Longer resonator cylinders produce lower tones, while shorter tubes produce higher-pitched tones.

Devices that convert heat to sound and then to electricity lack moving parts, so such devices will require little maintenance and last a long time. They do not need to be built as precisely as, say, pistons in an engine, which loses efficiency as the pistons wear.

Symko says the devices won’t create noise pollution. First, as smaller devices are developed, they will convert heat to ultrasonic frequencies people cannot hear. Second, sound volume goes down as it is converted to electricity. Finally, "it’s easy to contain the noise by putting a sound absorber around the device," he says.

Studies Improve Efficiency of Acoustic Conversion of Heat to Electricity

Here are summaries of the studies by Symko’s doctoral students:

-- Student Bonnie McLaughlin showed it was possible to double the efficiency of converting heat into sound by optimizing the geometry and insulation of the acoustic resonator and by injecting heat directly into the hot heat exchanger.

She built cylindrical devices 1.5 inches long and a half-inch wide, and worked to improve how much heat was converted to sound rather than escaping. As little as a 90-degree Fahrenheit temperature difference between hot and cold heat exchangers produced sound. Some devices produced sound at 135 decibels – as loud as a jackhammer.

-- Student Nick Webb showed that by pressurizing the air in a similar-sized resonator, it was able to produce more sound, and thus more electricity.

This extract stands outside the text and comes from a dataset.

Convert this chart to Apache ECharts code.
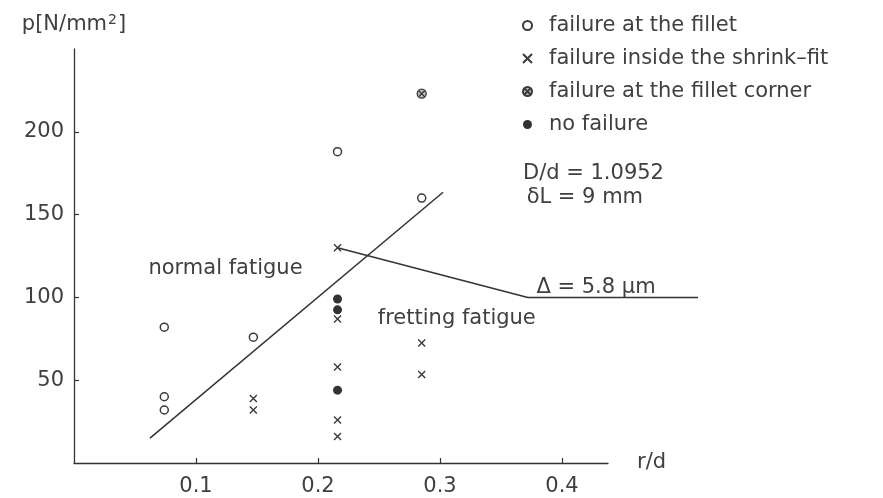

He also showed that by increasing air pressure, a smaller temperature difference between heat exchangers is needed for heat to begin converting into sound. That makes it practical to use the acoustic devices to cool laptop computers and other electronics that emit relatively small amounts of waste heat, Symko says.

-- Numerous heat-to-sound-to-electricity devices will be needed to harness solar power or to cool large, industrial sources of waste heat. Student Brenna Gillman learned how to get the devices – mounted together to form an array – to work together.

For an array to efficiently convert heat to sound and electricity, its individual devices must be "coupled" to produce the same frequency of sound and vibrate in sync.

Gillman used various metals to build supports to hold five of the devices at once. She found the devices could be synchronized if a support was made of a less dense metal such as aluminum and, more important, if the ratio of the support’s weight to the array’s total weight fell within a specific range. The devices could be synchronized even better if they were "coupled" when their sound waves interacted in an air cavity in the support.

-- Student Ivan Rodriguez used a different approach in building an acoustic device to convert heat to electricity. Instead of a cylinder, he built a resonator from a quarter-inch-diameter hollow steel tube bent to form a ring about 1.3 inches across.

In cylinder-shaped resonators, sound waves bounce against the ends of the cylinder. But when heat is applied to Rodriguez’s ring-shaped resonator, sound waves keep circling through the device with nothing to reflect them.

Symko says the ring-shaped device is twice as efficient as cylindrical devices in converting heat into sound and electricity. That is because the pressure and speed of air in the ring-shaped device are always in sync, unlike in cylinder-shaped devices.

-- Student Myra Flitcroft designed a cylinder-shaped heat engine one-third the size of the other devices. It is less than half as wide as a penny, producing a much higher pitch than the other resonators. When heated, the device generated sound at 120 decibels – the level produced by a siren or a rock concert.

"It’s an extremely small thermoacoustic device – one of the smallest built – and it opens the way for producing them in an array," Symko says.